DAJ CYNK

Test smartwatcha Samsung Gear Sport

Marian Szutiak (msnet)

Testy sprzętu

Samsung Gear Sport w tandemie z aplikacją Samsung Health potrafi automatycznie wykryć i rozpoznać naszą aktywność ruchową oraz dopasować do niej pomiar. Zegarek, w zależności od ustawień, automatycznie wykryje chód lub bieganie, o ile trwają przynajmniej 10 minut, a także jazdę na rowerze, ćwiczenia na orbitreku lub ergometrze, a także inny trening dynamiczny, czyli taki, który wymaga energicznego ruchu. Możemy też ręcznie rozpocząć trening określonego rodzaju - do wyboru mamy 16 różnych aktywności.





Jeśli nie będziemy się rozstawać z urządzeniem na noc, dokona ono analizy naszego snu. Gear Sport sprawdzi jak długo śpimy, a także jaka jest efektywność snu. Zegarek może też prowadzić statystyki wypitych filiżanek kawy lub szklanek wody, a także śledzić ilość spożytych kalorii. Do wszystkich tych elementów mamy osobne widżety, które ułatwią nam i przyśpieszą wprowadzanie odpowiednich danych. Oczywiście wszystko to zrobimy także z poziomu aplikacji Samsung Health na sparowanym smartfonie.





Samsung Health pozwala nam także brać udział w wyzwaniach, które na przykład polegają na tym, by w ciągu miesiąca zrobić 200 tys. kroków. Możemy też rywalizować ze znajomymi oraz sprawdzić jak wypadamy w porównaniu z całą populacją korzystającą z aplikacji lub osobami z naszej grupy wiekowej.
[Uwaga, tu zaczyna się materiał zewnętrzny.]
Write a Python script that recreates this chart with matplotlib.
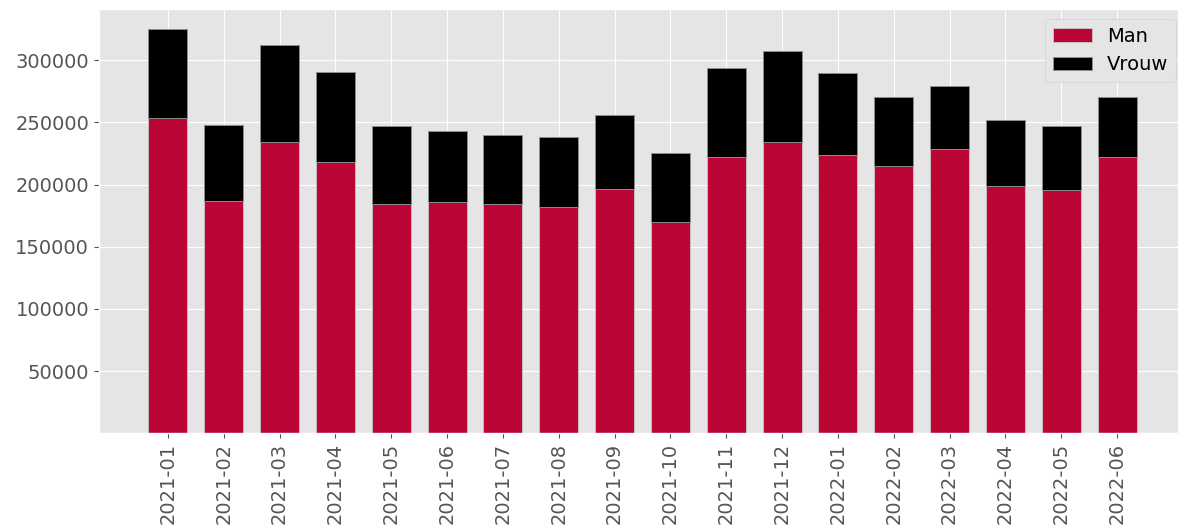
import matplotlib
matplotlib.use("Agg")
import matplotlib.pyplot as plt
import numpy as np

plt.style.use("ggplot")

# maand labels
maanden = ["2021-01", "2021-02", "2021-03", "2021-04", "2021-05", "2021-06",
           "2021-07", "2021-08", "2021-09", "2021-10", "2021-11", "2021-12",
           "2022-01", "2022-02", "2022-03", "2022-04", "2022-05", "2022-06"]

man = [253600, 186700, 234300, 218500, 184800, 185900,
       184800, 182200, 196100, 169600, 222300, 234000,
       224200, 215100, 228700, 198500, 195500, 222300]
totaal = [325000, 248000, 312200, 290800, 246900, 243200,
          240200, 238400, 255700, 225200, 293700, 307100,
          290000, 270700, 279000, 252200, 247200, 270500]
vrouw = [t - m for t, m in zip(totaal, man)]

yticks = [50000, 100000, 150000, 200000, 250000, 300000]

fig = plt.figure(figsize=(11.78, 5.30), dpi=100)
ax = fig.add_axes([0.084, 0.1825, 0.9228, 0.8005])

x = np.arange(len(maanden))
ax.bar(x, man, width=0.7, color="#ba0535", edgecolor="#c8c8c8", linewidth=0.6, label="Man")
ax.bar(x, vrouw, width=0.7, bottom=man, color="black", edgecolor="#909090", linewidth=0.6, label="Vrouw")

ax.set_xticks(x)
ax.set_xticklabels(maanden, rotation=90)
ax.set_yticks(yticks)
ax.set_yticklabels([str(v) for v in yticks])
ax.tick_params(labelsize=14, colors="#555555")

ax.legend(loc="upper right", fontsize=14)

plt.savefig("out.png", dpi=100)
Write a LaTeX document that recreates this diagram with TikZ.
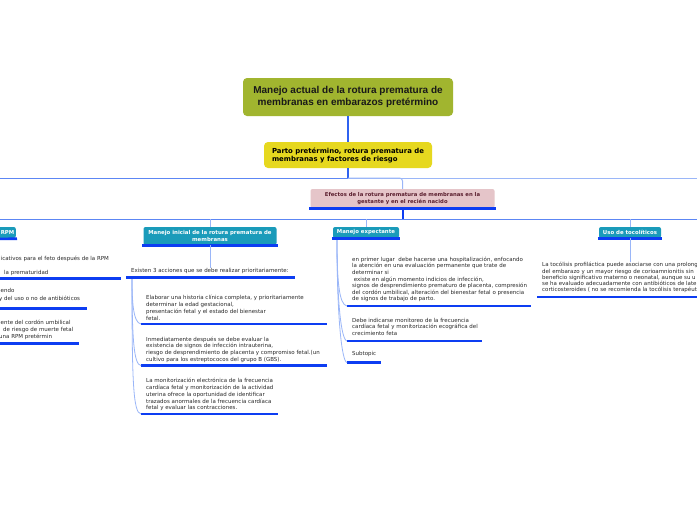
\documentclass[tikz,border=0pt]{standalone}
\usepackage{fontspec}
\setmainfont{DejaVu Sans}
\newfontfamily\titlefont{Liberation Sans}
\definecolor{titlegreen}{HTML}{A1B52F}
\definecolor{ylw}{HTML}{E6D81F}
\definecolor{pnk}{HTML}{E5C5C9}
\definecolor{pnktext}{HTML}{5A1E2E}
\definecolor{tealbg}{HTML}{1A9BBA}
\definecolor{ublue}{HTML}{0D3DF2}
\definecolor{mblue}{HTML}{2F62F0}
\definecolor{busblue}{HTML}{5C86F4}
\definecolor{lblue}{HTML}{9AB6F8}
\definecolor{txt}{HTML}{2A2A2A}
\tikzset{
  titlebox/.style={fill=titlegreen, rounded corners=4pt, minimum width=210pt, minimum height=38pt, align=center, inner sep=0pt, text=black!90,
    font=\titlefont\bfseries\fontsize{10}{11.5}\selectfont},
  ylwbox/.style={fill=ylw, rounded corners=4pt, minimum width=168pt, minimum height=26pt, align=left, inner sep=0pt, text=black,
    font=\bfseries\fontsize{6.9}{8}\selectfont},
  pnkbox/.style={fill=pnk, rounded corners=2pt, minimum width=184pt, minimum height=19pt, align=center, inner sep=0pt, text=pnktext,
    font=\bfseries\fontsize{5.3}{6.3}\selectfont},
  tealbox/.style={fill=tealbg, rounded corners=2pt, minimum height=11pt, align=center, inner sep=0pt, text=white,
    font=\bfseries\fontsize{5.4}{6.8}\selectfont},
  body/.style={anchor=north west, inner sep=0pt, align=left, text=txt, font=\fontsize{5.5}{6.7}\selectfont},
  uline/.style={draw=ublue, line width=2.6pt},
  trunk/.style={draw=mblue, line width=1.2pt},
  midline/.style={draw=busblue, line width=0.8pt},
  lightline/.style={draw=lblue, line width=1pt},
  conn/.style={draw=lblue, line width=0.8pt},
}
\begin{document}
\begin{tikzpicture}[x=1pt,y=-1pt]
\useasboundingbox (0,0) rectangle (697,520);
\fill[white] (0,0) rectangle (697,520);
\clip (0,0) rectangle (697,520);

% main nodes
\node[titlebox] (title) at (348,97) {Manejo actual de la rotura prematura de\\membranas en embarazos pretérmino};
\node[ylwbox] (yellow) at (348,155) {Parto pretérmino, rotura prematura de\\membranas y factores de riesgo};
\node[pnkbox] (pink) at (402.5,198.5) {Efectos de la rotura prematura de membranas en la\\gestante y en el recién nacido};

\node[tealbox, minimum width=133pt, minimum height=18pt] (inicial) at (210,236) {Manejo inicial de la rotura prematura de\\membranas};
\node[tealbox, minimum width=66pt] (expect) at (366,232.5) {Manejo expectante};
\node[tealbox, minimum width=62pt] (toco) at (630,232.5) {Uso de tocolíticos};
\fill[tealbg] (-10,227) rectangle (6,238);
\node[tealbox, anchor=east, inner xsep=1.5pt] (rpm) at (16,232.5) {RPM};

% trunk connectors
\coordinate (b1) at (348,178);
\coordinate (b1L) at (-5,178);
\coordinate (b1R) at (702,178);
\draw[trunk] (title.south) -- (yellow.north);
\draw[trunk] (yellow.south) -- (b1);
\draw[midline] (b1) -- (b1L);
\draw[lightline] (b1) -- (b1R);
\draw[lightline, rounded corners=3pt] (b1) -| (pink.north);

\coordinate (b2) at (402.5,219);
\coordinate (b2L) at (-5,219);
\coordinate (b2R) at (702,219);
\draw[ublue, line width=2pt] (pink.south) -- (b2);
\draw[midline] (b2L) -- (b2R);
\draw[lightline] (inicial.north |- b2) -- (inicial.north);
\draw[lightline] (expect.north |- b2) -- (expect.north);
\draw[lightline] (toco.north |- b2) -- (toco.north);

% box underlines
\draw[uline] ([xshift=-1pt]pink.south west) -- ([xshift=1pt]pink.south east);
\draw[uline] ([xshift=-1pt,yshift=-0.5pt]inicial.south west) -- ([xshift=1pt,yshift=-0.5pt]inicial.south east);
\draw[uline] ([xshift=-1pt,yshift=-0.5pt]expect.south west) -- ([xshift=1pt,yshift=-0.5pt]expect.south east);
\draw[uline] ([xshift=-1pt,yshift=-0.5pt]toco.south west) -- ([xshift=1pt,yshift=-0.5pt]toco.south east);
\coordinate (rpmL) at (-10,239);
\draw[uline] (rpmL) -- ([xshift=1pt,yshift=-0.5pt]rpm.south east);

% ---------- left column (clipped) ----------
\node[body] (l1) at (-1,256.3) {licativos para el feto después de la RPM};
\node[body] (l2) at (4,269.8) {la prematuridad};
\node[body] (l3) at (-1,288.3) {iendo\\[1.6pt]y del uso o no de antibióticos};
\node[body] (l4) at (-1,320) {iente del cordón umbilical\\\hspace*{4pt}de riesgo de muerte fetal\\una RPM pretérmin};
\coordinate (l2a) at (-5,278.5); \coordinate (l2b) at (121,278.5);
\coordinate (l3a) at (-5,308.3); \coordinate (l3b) at (87,308.3);
\coordinate (l4a) at (-5,343.3); \coordinate (l4b) at (79,343.3);
\draw[uline] (l2a) -- (l2b);
\draw[uline] (l3a) -- (l3b);
\draw[uline] (l4a) -- (l4b);

% ---------- Manejo inicial ----------
\node[body] (exist) at (131,268.3) {Existen 3 acciones que se debe realizar prioritariamente:};
\draw[conn] (inicial.south) -- (inicial.south |- exist.north);
\coordinate (exa) at (126,277.5); \coordinate (exb) at (295,277.5);
\draw[uline] (exa) -- (exb);
\coordinate (exP) at (132,279);

\node[body, font=\fontsize{5.5}{7}\selectfont] (m1) at (146,295) {Elaborar una historia clínica completa, y prioritariamente\\determinar la edad gestacional,\\presentación fetal y el estado del bienestar\\fetal.};
\node[body] (m2) at (146,336.6) {Inmediatamente después se debe evaluar la\\existencia de signos de infección intrauterina,\\riesgo de desprendimiento de placenta y compromiso fetal.(un\\cultivo para los estreptococos del grupo B (GBS).};
\node[body] (m3) at (146,378.3) {La monitorización electrónica de la frecuencia\\cardíaca fetal y monitorización de la actividad\\uterina ofrece la oportunidad de identificar\\trazados anormales de la frecuencia cardíaca\\fetal y evaluar las contracciones.};
\coordinate (m1a) at (141,324); \coordinate (m1b) at (327,324);
\coordinate (m2a) at (141,365.5); \coordinate (m2b) at (327,365.5);
\coordinate (m3a) at (141,414); \coordinate (m3b) at (278,414);
\draw[uline] (m1a) -- (m1b);
\draw[uline] (m2a) -- (m2b);
\draw[uline] (m3a) -- (m3b);
\draw[conn] (exP) .. controls (132,300) and (133,323) .. (m1a);
\draw[conn] (exP) .. controls (132,340) and (134,365) .. (m2a);
\draw[conn] (exP) .. controls (132,380) and (133,413) .. (m3a);

% ---------- Manejo expectante ----------
\node[body, font=\fontsize{5.5}{6.6}\selectfont] (e1) at (352,256.6) {en primer lugar\ \ debe hacerse una hospitalización, enfocando\\la atención en una evaluación permanente que trate de\\determinar si\\\ existe en algún momento indicios de infección,\\signos de desprendimiento prematuro de placenta, compresión\\del cordón umbilical, alteración del bienestar fetal o presencia\\de signos de trabajo de parto.};
\node[body, font=\fontsize{5.5}{6.4}\selectfont] (e2) at (352,318) {Debe indicarse monitoreo de la frecuencia\\cardíaca fetal y monitorización ecográfica del\\crecimiento feta};
\node[body] (e3) at (352,351.6) {Subtopic};
\coordinate (eP) at (337,240);
\coordinate (e1a) at (347,306); \coordinate (e1b) at (531,306);
\coordinate (e2a) at (347,341); \coordinate (e2b) at (482,341);
\coordinate (e3a) at (347,362.5); \coordinate (e3b) at (381,362.5);
\draw[uline] (e1a) -- (e1b);
\draw[uline] (e2a) -- (e2b);
\draw[uline] (e3a) -- (e3b);
\draw[conn] (eP) .. controls (337,280) and (339,305) .. (e1a);
\draw[conn] (eP) .. controls (337,300) and (341,340) .. (e2a);
\draw[conn] (eP) .. controls (337,320) and (342,362) .. (e3a);

% ---------- Uso de tocoliticos ----------
\node[body, font=\fontsize{5.5}{6.2}\selectfont] (t1) at (542,262.3) {La tocólisis profiláctica puede asociarse con una prolong\\del embarazo y un mayor riesgo de corioamnionitis sin\\beneficio significativo materno o neonatal, aunque su u\\se ha evaluado adecuadamente con antibióticos de later\\corticosteroides ( no se recomienda la tocólisis terapéut};
\draw[conn] (toco.south) -- (toco.south |- t1.north);
\coordinate (t1a) at (537,297); \coordinate (t1b) at (702,297);
\draw[uline] (t1a) -- (t1b);
\end{tikzpicture}
\end{document}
Samsung Health to domyślna aplikacja monitorująca naszą aktywność sportową, ale możemy używać też innych. Znajdziemy je w sklepie Samsung Galaxy Apps, na przykład rekomendowaną przez koreański koncern aplikację Speedo, dedykowaną miłośnikom pływania. Jest też popularny Endomondo oraz Under UA Record.

Zasilanie

Samsung Gear Sport zasilany jest niewymiennym akumulatorem litowo-jonowym o pojemności 300 mAh. Liczba ta nie wygląda imponująco, ale przy normalnym, codziennym używaniu, ze stale włączoną łącznością z telefonem (Bluetooth), czujnikiem mierzącym tętno co 10 minut oraz uruchomionymi funkcjami mierzącymi naszą aktywność ruchową, energii wystarcza nawet na 4 dni pracy. Czas ten zależy między innymi od tego, jak często wybudzamy ekran na przykład by sprawdzić godzinę lub odczytać otrzymaną wiadomość, a także od ustawionej jasności wyświetlacza. Podczas testów miałem ustawione 7/10, z automatyczną regulacją.



Oczywiście czas działania możemy skrócić nawet do kilku godzin, jeśli przykładowo uruchomimy trening na Endomondo, z ciągle działającym GPS-em i pomiarem tętna, a przy okazji będziemy jeszcze słuchać muzyki przez słuchawki połączone bezpośrednio z zegarkiem. Możemy też uruchomić tryb oszczędzania energii, w którym ekran startowy stanie się czarno-biały, zupełnie wyłączone zostanie Wi-Fi oraz niektóre funkcje. Przełoży się to za to na nawet ponad tydzień pracy smartwatcha. A jeśli to nadal za mało, wystarczy uruchomić tryb Tylko zegarek. Wtedy Gear Sport będzie pokazywał jedynie czas, ale za to energii zgromadzonej w akumulatorze wystarczy na ponad miesiąc.



A jeśli już "bateria" w zegarku będzie pusta, naładujemy ją dzięki dołączonej ładowarce bezprzewodowej w standardzie Qi (5V/0,7A). Wystarczy umieścić urządzenie w stacji ładującej (zegarek przyczepia się do niej dzięki magnesom) i poczekać... do trzech godzin. A gdy udamy się w podróż, musimy pamiętać, by stację ładującą zabrać ze sobą, bo inaczej zegarka nie naładujemy.